Subtract 3 from both sides to get 'x' by itself on one side.

0 = x

And this must be where you get your impossible solution because when you plug in the value of 'x' into the original equation, you find that you cannot divide by zero; thus you cannot solve the equation.

I must say that this was interesting. The answer appears to be:

x = 0

however, you cannot prove it by substitution.

What is the solution?

You could use an old trick by stating:

1/0 = y

and restate the original equation as:

y + 1 + 2y - 1 = 3y + 1.

The solution to this equation works out to be:

y = all numbers.

Thus,

1 / all numbers = 0.

That's not much help, now is it?

Moral of the story: Some teachers like to mess with your mind; good for them! It makes you think!

Answer 4

To see that 1/(x+1) + 2/(x-1) = 3/(x+1) has no solutions, subtract 1/(x+1) from both sides to get:

2/(x-1) = 2/(x+1)

which is only true when x-1 = x+1. Subtracting x from both sides gives you -1 = 1, which is impossible!

Answer 5

You need to put parentheses for clarity
I will put them where I think they belong

1/(x + 1) + 2/(x - 1) = 3/(x + 1)

The LCD = (x + 1)(x - 1)
By multiplying both sides by the LCD, the fractions
will be eliminated

(x + 1)(x - 1)[1/(x + 1) + 2/(x - 1)] = (x + 1)(x - 1)[3/(x + 1)]

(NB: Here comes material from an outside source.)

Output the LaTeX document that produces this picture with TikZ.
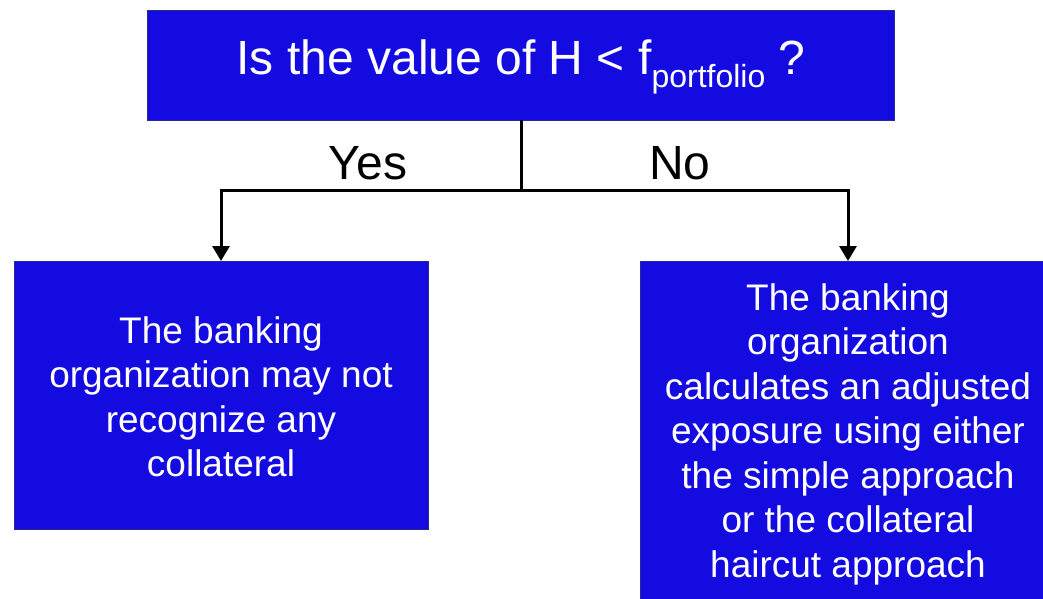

1(x - 1) + 2(x + 1) = 3(x - 1)

x - 1 + 2x + 2 = 3x - 3

x + 2x - 3x = -3 + 1 - 2

0x = -4

No solution

Answer 6

The answer to this problem is not possible. You can not find any number for x that would make this problem true. If you reduce it down you are left with 3/x = 3/x +1. Therefore the answer is impossible because no number can ever be equal to itself plus one. The answer will always be one number higher no matter what variable is used for x. I hope this helps.

Answer 7

This has no solution. Here is why

1/(x+1) can be multiplied by (x-1)/(x-1) to equal (x-1`)/(x^2-1)

2/(x-1) can be multiplie by (x+1)/(x+1) to give (2x+2)/(x^2-1)

3/(x+1) can be multiplied by (x-1)/(x-1) to give (3x-3)/(x^2-1)

SO (x-1)/(x^2-1) + (2x+2)/(x^2-1) = (3x-3)/(x^2-1)

Since the denominators are the same we can ignore them and state:

x-1+2x+2=3x-3
3x+1=3x-3
(Subtracting 3x from both sides tells us)

1=-3

This is a false statement so there is no solution.

Answer 8

False

common denominator would be (x+1) (x-1)
left numerator would be 1(x-1) + 2(x+1) = x-1 +2x +2 = 3x+1

3x+1/(x+1)(x-1) does not = 3/(x+1)

Answer 9

1 / (x + 1) + 2 / (x - 1) = 3 / (x + 1)
Multiply both sides by (x - 1)(x + 1):-
(x - 1) + 2(x + 1) = 3 (x - 1)
3x + 1 = 3x - 3
Error in question

Answer 10

Its Impossible